Abdul Rahim Khan-I-Khana Biography
Birthday: December 17, 1556 (Sagittarius)
Born In: Delhi, Mughal empire
Abdul Rahim Khan-I-Khana was an Indian poet who lived and worked during the rule of Mughal emperor Akbar. A key part of the nine important ministers in Akbar’s royal court, he was the son of Akbar’s guardian and mentor, Bairam Khan. Bairam Khan was a Turkic warrior who worked as a close aide to Humayun and married the daughter of Khanzada Jamal Khan of Mewat. Following Bairam Khan’s demise, Abdul Khan, his son, was brought to Akbar’s court and was given the title of “Mirza Khan.” Abdul was interested in poetry ever since he was young and was a devotee of the Hindu God Lord Krishna, despite being a Muslim. Most of his poems were dedicated to Krishna. He was also a great philanthropist, who donated ample food and money to the poor. He also never gazed at the people he gave alms to. Akbar was known as a secular ruler who never discriminated on the basis of religion, and Abdul Rahim shared the same views.
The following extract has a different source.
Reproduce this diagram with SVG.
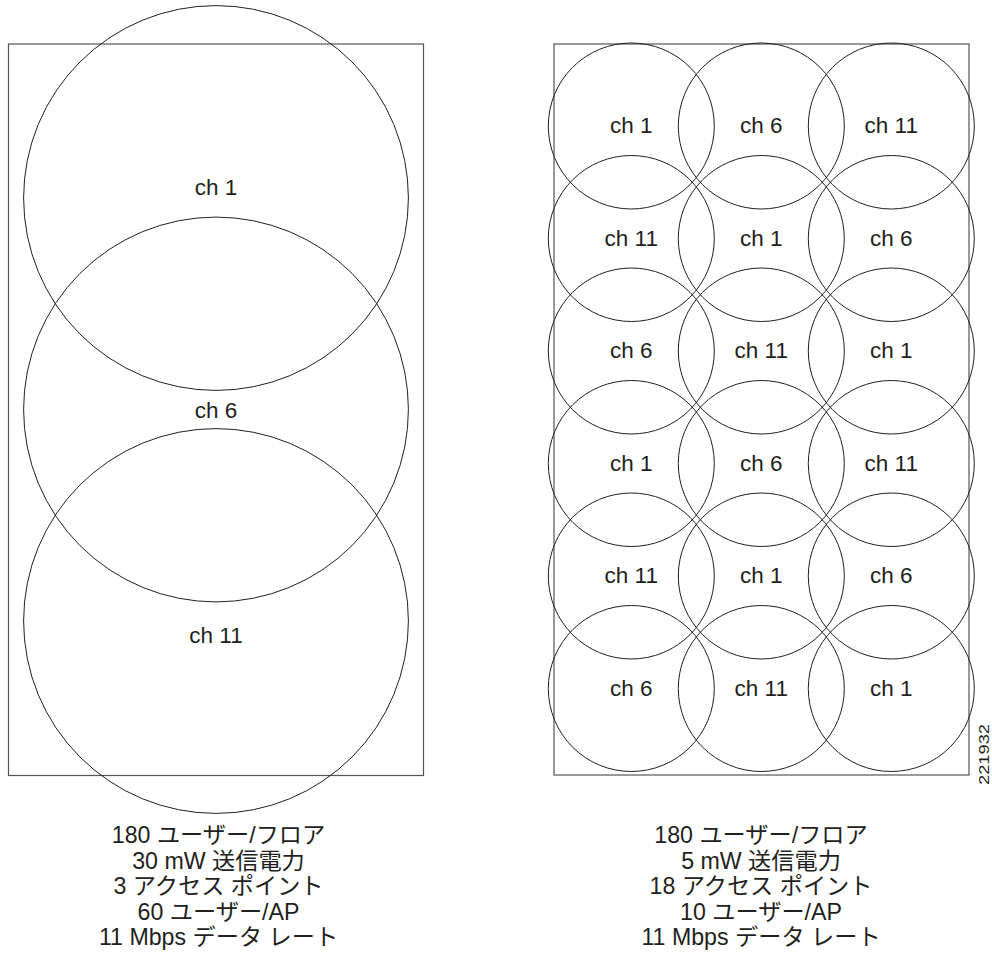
<svg xmlns="http://www.w3.org/2000/svg" width="992" height="953" viewBox="0 0 992 953">
<style>
.frame{fill:none;stroke:#555;stroke-width:1.2}
.cell{fill:none;stroke:#231f20;stroke-width:1}
.lbl{font-family:"Liberation Sans","Noto Sans CJK JP",sans-serif;font-size:22.5px;fill:#231f20;text-anchor:middle}
.cap{font-family:"Liberation Sans","Noto Sans CJK JP",sans-serif;font-size:23.2px;fill:#231f20;text-anchor:middle}
.id{font-family:"Liberation Sans",sans-serif;font-size:14px;fill:#231f20;text-anchor:middle}
</style>
<rect width="992" height="953" fill="#fff"/>
<g id="left">
  <rect class="frame" x="8.5" y="44" width="415" height="731.5"/>
  <g id="L1"><circle class="cell" cx="216" cy="198" r="192.4"/><text class="lbl" x="216" y="195">ch 1</text></g>
  <g id="L2"><circle class="cell" cx="216" cy="409.5" r="192.4"/><text class="lbl" x="216" y="418">ch 6</text></g>
  <g id="L3"><circle class="cell" cx="216" cy="621" r="192.4"/><text class="lbl" x="216" y="643">ch 11</text></g>
  <g id="Lcap">
    <text class="cap" x="218.5" y="843">180 ユーザー/フロア</text>
    <text class="cap" x="218.5" y="868.5">30 mW 送信電力</text>
    <text class="cap" x="218.5" y="894">3 アクセス ポイント</text>
    <text class="cap" x="218.5" y="919.5">60 ユーザー/AP</text>
    <text class="cap" x="218.5" y="945">11 Mbps データ レート</text>
  </g>
</g>
<g id="right">
  <rect class="frame" x="554" y="44" width="415" height="731"/>
  <g id="R11"><circle class="cell" cx="631.3" cy="126" r="83"/><text class="lbl" x="631.3" y="133">ch 1</text></g>
  <g id="R12"><circle class="cell" cx="761.3" cy="126" r="83"/><text class="lbl" x="761.3" y="133">ch 6</text></g>
  <g id="R13"><circle class="cell" cx="891.3" cy="126" r="83"/><text class="lbl" x="891.3" y="133">ch 11</text></g>
  <g id="R21"><circle class="cell" cx="631.3" cy="238.5" r="83"/><text class="lbl" x="631.3" y="245.5">ch 11</text></g>
  <g id="R22"><circle class="cell" cx="761.3" cy="238.5" r="83"/><text class="lbl" x="761.3" y="245.5">ch 1</text></g>
  <g id="R23"><circle class="cell" cx="891.3" cy="238.5" r="83"/><text class="lbl" x="891.3" y="245.5">ch 6</text></g>
  <g id="R31"><circle class="cell" cx="631.3" cy="351" r="83"/><text class="lbl" x="631.3" y="358">ch 6</text></g>
  <g id="R32"><circle class="cell" cx="761.3" cy="351" r="83"/><text class="lbl" x="761.3" y="358">ch 11</text></g>
  <g id="R33"><circle class="cell" cx="891.3" cy="351" r="83"/><text class="lbl" x="891.3" y="358">ch 1</text></g>
  <g id="R41"><circle class="cell" cx="631.3" cy="463.5" r="83"/><text class="lbl" x="631.3" y="470.5">ch 1</text></g>
  <g id="R42"><circle class="cell" cx="761.3" cy="463.5" r="83"/><text class="lbl" x="761.3" y="470.5">ch 6</text></g>
  <g id="R43"><circle class="cell" cx="891.3" cy="463.5" r="83"/><text class="lbl" x="891.3" y="470.5">ch 11</text></g>
  <g id="R51"><circle class="cell" cx="631.3" cy="576" r="83"/><text class="lbl" x="631.3" y="583">ch 11</text></g>
  <g id="R52"><circle class="cell" cx="761.3" cy="576" r="83"/><text class="lbl" x="761.3" y="583">ch 1</text></g>
  <g id="R53"><circle class="cell" cx="891.3" cy="576" r="83"/><text class="lbl" x="891.3" y="583">ch 6</text></g>
  <g id="R61"><circle class="cell" cx="631.3" cy="688.5" r="83"/><text class="lbl" x="631.3" y="695.5">ch 6</text></g>
  <g id="R62"><circle class="cell" cx="761.3" cy="688.5" r="83"/><text class="lbl" x="761.3" y="695.5">ch 11</text></g>
  <g id="R63"><circle class="cell" cx="891.3" cy="688.5" r="83"/><text class="lbl" x="891.3" y="695.5">ch 1</text></g>
  <g id="Rcap">
    <text class="cap" x="761" y="843">180 ユーザー/フロア</text>
    <text class="cap" x="761" y="868.5">5 mW 送信電力</text>
    <text class="cap" x="761" y="894">18 アクセス ポイント</text>
    <text class="cap" x="761" y="919.5">10 ユーザー/AP</text>
    <text class="cap" x="761" y="945">11 Mbps データ レート</text>
  </g>
</g>
<g id="connectors"/>
<text class="id" transform="translate(989,754.5) rotate(-90)" textLength="61" lengthAdjust="spacingAndGlyphs">221932</text>
</svg>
Other than writing many “dohas,” Abdul Rahim was also known for translating Emperor Babur’s biography, titled ‘Baburnama,’ from Chagatai to Persian. He also wrote in Sanskrit, and over the years, he earned massive respect as one of the greatest Indian poets from the medieval era. He passed away at the age of 70, on October 1, 1627.